In occasione del suo discorso per il Primo Maggio il Presidente della Repubblica Sergio Mattarella ha auspicato che il lavoro dovrebbe essere non soltanto il motore della crescita economica, come mero fattore produttivo, ma anche della coesione sociale. Di strada in Italia però ne dobbiamo percorrere ancora molta per raggiungere questo obiettivo. Abbiamo bisogno di un Governo, di una opposizione e di parti sociali lungimiranti. Ma finora nessuno ha scommesso sul futuro. Tutti sono rimasti in trincea a difendere le posizioni acquisite. Il mercato del lavoro cambia e le persone devono essere aiutate a sfruttare questi cambiamenti e non a subirne solo i risvolti negativi. Dove sta andando il mercato del lavoro? Gli addetti ai lavori sono concordi sullo scenario della dicotomizzazione già in atto da tempo e che si accentuerà. Le mansioni richieste ai lavoratori e le retribuzioni loro offerte tenderanno ancora di più a polarizzarsi. Da un lato avremo quelle più semplici e meno pagate mentre dall’altro quelle più complesse e con retribuzioni più elevate. I fattori che spingono verso la polarizzazione sono l’introduzione di nuove tecnologie e la scelta da parte delle imprese di tecniche produttive e di organizzazione della forza lavoro più profittevoli. Quasi sicuramente un siffatto scenario potrà portare ad un Pil in crescita e potenzialmente ad un benessere collettivo più elevato da redistribuire.

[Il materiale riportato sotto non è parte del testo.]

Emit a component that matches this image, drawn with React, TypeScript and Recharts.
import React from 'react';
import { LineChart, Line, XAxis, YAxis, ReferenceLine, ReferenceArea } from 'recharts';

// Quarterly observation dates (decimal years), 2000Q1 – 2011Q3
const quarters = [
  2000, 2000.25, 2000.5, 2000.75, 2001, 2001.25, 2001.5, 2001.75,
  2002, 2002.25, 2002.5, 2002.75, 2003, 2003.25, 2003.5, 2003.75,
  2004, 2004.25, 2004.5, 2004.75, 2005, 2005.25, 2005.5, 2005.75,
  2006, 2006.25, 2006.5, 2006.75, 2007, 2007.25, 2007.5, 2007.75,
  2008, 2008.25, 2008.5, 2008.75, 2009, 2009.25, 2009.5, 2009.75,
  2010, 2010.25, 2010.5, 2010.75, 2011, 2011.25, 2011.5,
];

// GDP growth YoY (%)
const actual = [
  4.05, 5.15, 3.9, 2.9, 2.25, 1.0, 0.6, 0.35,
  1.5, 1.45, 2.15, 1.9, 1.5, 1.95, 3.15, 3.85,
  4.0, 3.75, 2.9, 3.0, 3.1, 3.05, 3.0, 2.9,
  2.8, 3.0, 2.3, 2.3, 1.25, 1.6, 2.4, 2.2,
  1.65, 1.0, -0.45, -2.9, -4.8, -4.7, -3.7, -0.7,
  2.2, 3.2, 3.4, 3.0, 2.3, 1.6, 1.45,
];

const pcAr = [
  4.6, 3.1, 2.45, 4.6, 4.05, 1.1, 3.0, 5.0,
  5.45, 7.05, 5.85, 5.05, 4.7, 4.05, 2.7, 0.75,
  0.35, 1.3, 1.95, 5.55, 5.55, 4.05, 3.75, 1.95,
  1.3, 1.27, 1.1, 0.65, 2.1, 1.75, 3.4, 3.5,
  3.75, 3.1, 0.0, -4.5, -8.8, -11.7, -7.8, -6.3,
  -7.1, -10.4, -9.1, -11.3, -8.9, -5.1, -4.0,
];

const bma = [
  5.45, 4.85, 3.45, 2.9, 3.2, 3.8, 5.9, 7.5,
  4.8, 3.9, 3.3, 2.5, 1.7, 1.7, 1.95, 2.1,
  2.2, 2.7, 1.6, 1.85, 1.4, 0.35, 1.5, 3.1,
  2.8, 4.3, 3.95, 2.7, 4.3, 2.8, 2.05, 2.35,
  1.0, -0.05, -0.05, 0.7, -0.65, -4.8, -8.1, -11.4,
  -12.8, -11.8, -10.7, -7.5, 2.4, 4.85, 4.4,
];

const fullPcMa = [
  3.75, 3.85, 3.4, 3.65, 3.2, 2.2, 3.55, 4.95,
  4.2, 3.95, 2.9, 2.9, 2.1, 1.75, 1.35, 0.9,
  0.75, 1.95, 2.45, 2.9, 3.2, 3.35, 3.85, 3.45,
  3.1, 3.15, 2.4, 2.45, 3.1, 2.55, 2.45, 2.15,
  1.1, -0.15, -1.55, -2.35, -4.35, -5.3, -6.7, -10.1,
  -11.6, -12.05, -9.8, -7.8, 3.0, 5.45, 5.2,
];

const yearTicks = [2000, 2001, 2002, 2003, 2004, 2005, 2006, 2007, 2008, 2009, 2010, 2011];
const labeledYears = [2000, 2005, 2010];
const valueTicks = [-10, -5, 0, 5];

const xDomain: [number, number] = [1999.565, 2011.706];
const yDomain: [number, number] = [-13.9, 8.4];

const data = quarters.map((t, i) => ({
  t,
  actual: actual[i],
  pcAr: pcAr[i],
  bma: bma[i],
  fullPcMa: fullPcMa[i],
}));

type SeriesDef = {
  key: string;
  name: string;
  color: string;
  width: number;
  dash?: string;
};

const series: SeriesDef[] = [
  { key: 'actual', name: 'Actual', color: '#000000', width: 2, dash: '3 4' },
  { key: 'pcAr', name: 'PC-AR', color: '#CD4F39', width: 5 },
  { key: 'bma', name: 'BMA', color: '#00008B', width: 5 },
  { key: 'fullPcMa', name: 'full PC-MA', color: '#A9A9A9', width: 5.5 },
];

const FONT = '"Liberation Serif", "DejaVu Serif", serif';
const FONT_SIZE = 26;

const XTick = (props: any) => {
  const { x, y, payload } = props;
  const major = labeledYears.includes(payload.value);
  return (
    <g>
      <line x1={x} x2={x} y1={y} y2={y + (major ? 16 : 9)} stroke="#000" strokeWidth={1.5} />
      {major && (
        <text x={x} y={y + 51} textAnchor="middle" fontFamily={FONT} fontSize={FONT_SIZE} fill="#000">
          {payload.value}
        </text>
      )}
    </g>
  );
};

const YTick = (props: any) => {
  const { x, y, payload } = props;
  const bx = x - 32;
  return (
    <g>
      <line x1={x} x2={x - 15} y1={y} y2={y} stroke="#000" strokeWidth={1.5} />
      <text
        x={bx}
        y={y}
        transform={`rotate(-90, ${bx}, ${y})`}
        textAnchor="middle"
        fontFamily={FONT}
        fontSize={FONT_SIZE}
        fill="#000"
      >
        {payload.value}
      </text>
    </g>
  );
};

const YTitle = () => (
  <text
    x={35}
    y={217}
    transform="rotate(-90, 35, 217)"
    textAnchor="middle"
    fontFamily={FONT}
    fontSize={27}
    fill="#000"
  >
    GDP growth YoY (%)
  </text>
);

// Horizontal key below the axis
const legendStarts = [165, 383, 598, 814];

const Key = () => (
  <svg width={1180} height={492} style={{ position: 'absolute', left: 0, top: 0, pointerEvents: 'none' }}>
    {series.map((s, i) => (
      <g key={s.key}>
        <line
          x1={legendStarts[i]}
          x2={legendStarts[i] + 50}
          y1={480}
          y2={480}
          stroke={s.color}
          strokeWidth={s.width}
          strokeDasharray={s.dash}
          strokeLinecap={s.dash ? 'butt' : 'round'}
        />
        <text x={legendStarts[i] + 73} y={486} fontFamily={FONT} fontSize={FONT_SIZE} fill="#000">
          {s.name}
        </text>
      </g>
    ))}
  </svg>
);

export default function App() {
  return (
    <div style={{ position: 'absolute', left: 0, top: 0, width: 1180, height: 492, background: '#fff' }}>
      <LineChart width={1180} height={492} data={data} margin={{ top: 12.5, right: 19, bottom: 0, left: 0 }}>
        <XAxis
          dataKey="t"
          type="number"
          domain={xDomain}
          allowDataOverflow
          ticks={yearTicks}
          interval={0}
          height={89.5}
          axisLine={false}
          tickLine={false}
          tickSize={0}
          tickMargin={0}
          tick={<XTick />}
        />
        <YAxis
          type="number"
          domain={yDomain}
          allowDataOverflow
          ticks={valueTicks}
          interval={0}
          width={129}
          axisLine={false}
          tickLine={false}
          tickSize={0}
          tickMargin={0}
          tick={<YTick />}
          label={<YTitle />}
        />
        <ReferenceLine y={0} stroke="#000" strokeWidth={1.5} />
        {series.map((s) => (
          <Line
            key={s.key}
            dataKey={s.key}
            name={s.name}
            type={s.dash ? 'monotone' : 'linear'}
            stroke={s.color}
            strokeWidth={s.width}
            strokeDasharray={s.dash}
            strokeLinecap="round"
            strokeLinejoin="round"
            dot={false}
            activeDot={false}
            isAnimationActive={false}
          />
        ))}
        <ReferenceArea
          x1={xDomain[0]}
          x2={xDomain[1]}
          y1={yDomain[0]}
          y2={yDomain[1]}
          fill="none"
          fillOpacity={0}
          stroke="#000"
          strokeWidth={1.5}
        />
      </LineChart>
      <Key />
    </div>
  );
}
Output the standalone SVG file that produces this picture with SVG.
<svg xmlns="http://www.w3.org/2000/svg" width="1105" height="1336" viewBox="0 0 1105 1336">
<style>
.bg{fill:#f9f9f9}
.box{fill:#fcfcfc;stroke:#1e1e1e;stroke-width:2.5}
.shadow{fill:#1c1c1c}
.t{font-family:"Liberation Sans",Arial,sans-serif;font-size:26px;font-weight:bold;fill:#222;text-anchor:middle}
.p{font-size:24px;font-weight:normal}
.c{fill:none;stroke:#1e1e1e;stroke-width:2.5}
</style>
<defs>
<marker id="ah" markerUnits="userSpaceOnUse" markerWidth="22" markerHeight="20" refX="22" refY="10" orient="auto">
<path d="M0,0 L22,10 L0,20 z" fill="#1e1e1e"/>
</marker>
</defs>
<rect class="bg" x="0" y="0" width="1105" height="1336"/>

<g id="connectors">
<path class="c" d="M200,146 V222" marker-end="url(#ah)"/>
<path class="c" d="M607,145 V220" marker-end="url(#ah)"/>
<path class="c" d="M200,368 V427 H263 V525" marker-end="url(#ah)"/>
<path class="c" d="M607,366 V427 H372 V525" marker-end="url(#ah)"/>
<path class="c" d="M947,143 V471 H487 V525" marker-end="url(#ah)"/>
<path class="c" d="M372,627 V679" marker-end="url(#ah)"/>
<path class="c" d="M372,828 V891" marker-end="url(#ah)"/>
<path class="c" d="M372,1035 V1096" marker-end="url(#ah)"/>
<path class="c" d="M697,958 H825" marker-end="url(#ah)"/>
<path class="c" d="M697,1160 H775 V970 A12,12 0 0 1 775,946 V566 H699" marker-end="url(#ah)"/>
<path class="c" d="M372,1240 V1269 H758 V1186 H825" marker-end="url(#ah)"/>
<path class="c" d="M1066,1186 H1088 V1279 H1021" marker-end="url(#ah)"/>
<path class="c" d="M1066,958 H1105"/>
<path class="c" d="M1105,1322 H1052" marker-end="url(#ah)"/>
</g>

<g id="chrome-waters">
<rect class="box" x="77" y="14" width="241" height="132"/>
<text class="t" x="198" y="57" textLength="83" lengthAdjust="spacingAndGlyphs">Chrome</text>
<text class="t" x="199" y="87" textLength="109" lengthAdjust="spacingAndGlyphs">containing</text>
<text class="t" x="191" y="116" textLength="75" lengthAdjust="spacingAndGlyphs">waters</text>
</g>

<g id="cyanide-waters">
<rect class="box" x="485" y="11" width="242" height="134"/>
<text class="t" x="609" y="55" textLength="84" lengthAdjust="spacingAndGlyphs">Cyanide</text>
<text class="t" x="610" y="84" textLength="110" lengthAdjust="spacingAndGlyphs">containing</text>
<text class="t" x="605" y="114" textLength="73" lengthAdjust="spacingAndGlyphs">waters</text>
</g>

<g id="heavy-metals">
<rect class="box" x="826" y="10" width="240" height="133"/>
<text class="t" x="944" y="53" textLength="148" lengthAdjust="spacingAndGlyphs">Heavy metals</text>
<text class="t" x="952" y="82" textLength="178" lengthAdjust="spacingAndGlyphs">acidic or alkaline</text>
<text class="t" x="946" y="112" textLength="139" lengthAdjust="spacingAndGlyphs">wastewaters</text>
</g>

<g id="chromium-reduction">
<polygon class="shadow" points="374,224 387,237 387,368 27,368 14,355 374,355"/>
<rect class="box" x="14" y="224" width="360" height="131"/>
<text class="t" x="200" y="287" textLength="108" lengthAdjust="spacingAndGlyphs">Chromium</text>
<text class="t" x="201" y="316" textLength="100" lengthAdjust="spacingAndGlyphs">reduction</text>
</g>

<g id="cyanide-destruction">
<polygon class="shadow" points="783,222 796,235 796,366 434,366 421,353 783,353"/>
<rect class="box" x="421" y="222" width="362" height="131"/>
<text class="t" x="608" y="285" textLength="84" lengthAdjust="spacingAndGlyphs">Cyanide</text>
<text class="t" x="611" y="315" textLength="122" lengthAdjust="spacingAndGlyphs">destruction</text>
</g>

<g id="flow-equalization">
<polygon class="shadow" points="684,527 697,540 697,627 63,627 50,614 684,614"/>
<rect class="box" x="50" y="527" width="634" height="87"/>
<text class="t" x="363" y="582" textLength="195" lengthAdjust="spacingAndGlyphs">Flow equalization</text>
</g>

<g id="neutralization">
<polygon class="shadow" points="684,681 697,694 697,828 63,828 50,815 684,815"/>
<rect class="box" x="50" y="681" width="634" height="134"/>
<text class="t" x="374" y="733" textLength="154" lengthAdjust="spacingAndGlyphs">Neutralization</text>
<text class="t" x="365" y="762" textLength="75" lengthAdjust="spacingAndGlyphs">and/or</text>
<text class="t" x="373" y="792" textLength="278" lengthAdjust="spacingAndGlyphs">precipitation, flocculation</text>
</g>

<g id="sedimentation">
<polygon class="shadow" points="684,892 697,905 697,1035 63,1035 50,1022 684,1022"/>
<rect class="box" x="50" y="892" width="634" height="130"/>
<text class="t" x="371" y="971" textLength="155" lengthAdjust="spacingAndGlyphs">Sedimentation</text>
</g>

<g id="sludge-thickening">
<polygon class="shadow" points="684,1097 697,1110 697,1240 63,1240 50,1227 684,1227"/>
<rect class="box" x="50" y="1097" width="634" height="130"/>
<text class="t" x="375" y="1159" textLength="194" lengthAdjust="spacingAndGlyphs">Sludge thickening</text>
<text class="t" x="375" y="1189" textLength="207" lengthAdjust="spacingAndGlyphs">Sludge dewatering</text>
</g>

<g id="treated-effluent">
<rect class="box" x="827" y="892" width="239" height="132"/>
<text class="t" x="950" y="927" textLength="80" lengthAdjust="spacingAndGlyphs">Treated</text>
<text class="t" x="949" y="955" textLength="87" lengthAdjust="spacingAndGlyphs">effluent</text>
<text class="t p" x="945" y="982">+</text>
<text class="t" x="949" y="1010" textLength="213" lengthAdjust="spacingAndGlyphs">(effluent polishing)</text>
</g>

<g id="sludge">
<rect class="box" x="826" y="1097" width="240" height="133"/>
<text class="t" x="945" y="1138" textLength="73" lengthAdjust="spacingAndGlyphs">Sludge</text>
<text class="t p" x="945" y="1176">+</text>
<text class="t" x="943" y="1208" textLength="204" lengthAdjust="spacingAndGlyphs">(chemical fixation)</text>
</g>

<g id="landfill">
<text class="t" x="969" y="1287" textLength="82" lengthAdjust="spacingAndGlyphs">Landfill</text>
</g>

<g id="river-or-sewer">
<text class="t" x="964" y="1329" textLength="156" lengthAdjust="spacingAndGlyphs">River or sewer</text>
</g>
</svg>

Ma nessuno ha la certezza che ciò possa verificarsi e quale sarà la sua tempistica. E Governo e parti sociali tendono a rimanere in trincea. Ci sono, infatti, coloro che prevedono una maggioranza di lavoratori poco qualificata e con bassi redditi imprigionata nella ‘gig economy’ ed una restante minoranza super pagata e gratificata. Ma questo scenario se fosse temporaneo e accompagnato da politiche attive del lavoro potrebbe avere un risvolto positivo. Nel quale i lavori meno complessi e scarsamente retribuiti potranno essere solo una fase temporanea o sussidiaria o complementare per molti nell’arco della loro vita lavorativa. I lavori più complessi e meglio retribuiti sono opportunità aperte a molti se non a tutti se ci sono politiche attive del lavoro che migliorino il ‘mismatch’ tra domanda ed offerta. I politici sia al governo che all’opposizione e le parti sociali piuttosto che vagheggiare improbabili controlli statali del progresso tecnologico, per evitare gli effetti negativi sul mercato del lavoro, dovrebbero dedicarsi ad elaborare ricette che favoriscano questa prospettiva con una riforma del welfare. L’Italia ha consolidato negli anni un welfare basato su una previdenza generosa, su discutibili pensioni di invalidità, sulla cassa integrazione in deroga, e su altalenanti politiche locali ecc. Quello che il sociologo Luca Ricolfi ha definito un “welfare arlecchino”: un sistema distante anni luce da quelli adottati nella quasi totalità dei paesi europei e che non aiuta ad assecondare i mutamenti economici e sociali in atto.